10.07.2021

People lose people

 

Lovers' park, Davook's bear
December 2019
It was back in 2010 ..I was about to graduate college, when my coursemate who I thought was my  bestie started to turn into a stranger (you know this feeling) and said in a conversation (not to me, just randomly) that people cannot lose people because noone belongs to anyone. In other words, we do not own people. Ever since that day I had been trying to instill it into my brain that it is impossible to lose anyone since noone owns anyone. And I was quite successful until recently...


What happened recently was that I have just lost many more and in bulks and thought about whether I lost them or what. I was inclined to think "or what", but then it struck me that people do own little particles of their loved ones. And it is when the relationship gets the first cracks that little by little these pieces are either returned to the owner or thrown into the wind. Sledom are they kept and cherished with gratitude.

In contrast, have you ever met a former partner or a friend after a while, say a decade, and gotten the vibe that there is still something small and unique and rare and exceptional between you too? This may be your ex-boyfriend introducing his fiancee to you and you having the feeling it is still you who he tries to impress, because you still matter. 

This week I heard of five deaths and visited two wakes. Losing physical bodies of our dearly beloved ones is another topic to elaborate on, but it is the loss of connection between souls that I am talking about here today.

It has become so trendy to encourage everyone to just move on, let go of "outdated" relationships. People try to be "self-enough", and do not always remember that we are social creatures, indeed. Moving from one person to another so rapidly is not exactly similar to bees jumping from flower to flower.          

People lose people and then find them in their shared bottles of wine, songs and food, parks and smells. Isn't this bad?
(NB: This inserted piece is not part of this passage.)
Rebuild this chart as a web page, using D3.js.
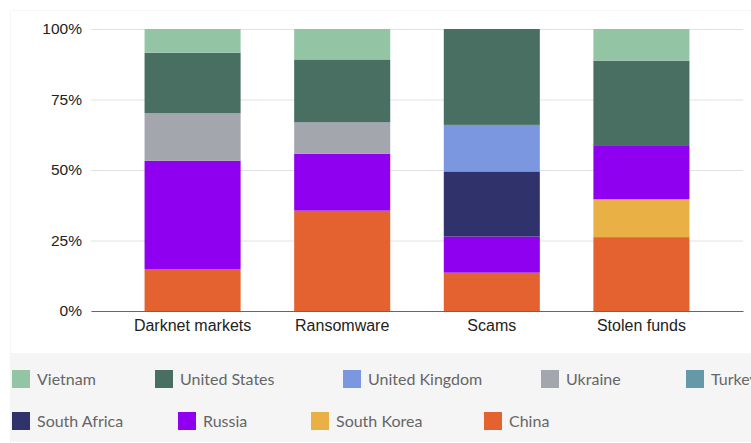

How pleasant it is to recover a memory of years ago with a person who is not there for us anymore. And we are deeply convinced they have forgotten about us, but, as a matter of fact, they are as needy as us, and also, as insecure as us. "Self-enoughness" is insecurity, as to me, but I will talk about it some other time.

People do lose people. nevertheless. Because yes, we belong to the ones we give our time, hopes, love, expectations, care. By sharing our most valued possessions we give our particles, and with losing them we lose the people or vice versa. 

Happy Vardavar!


p.s.  Did you notice what was written on the bear's Tshirt?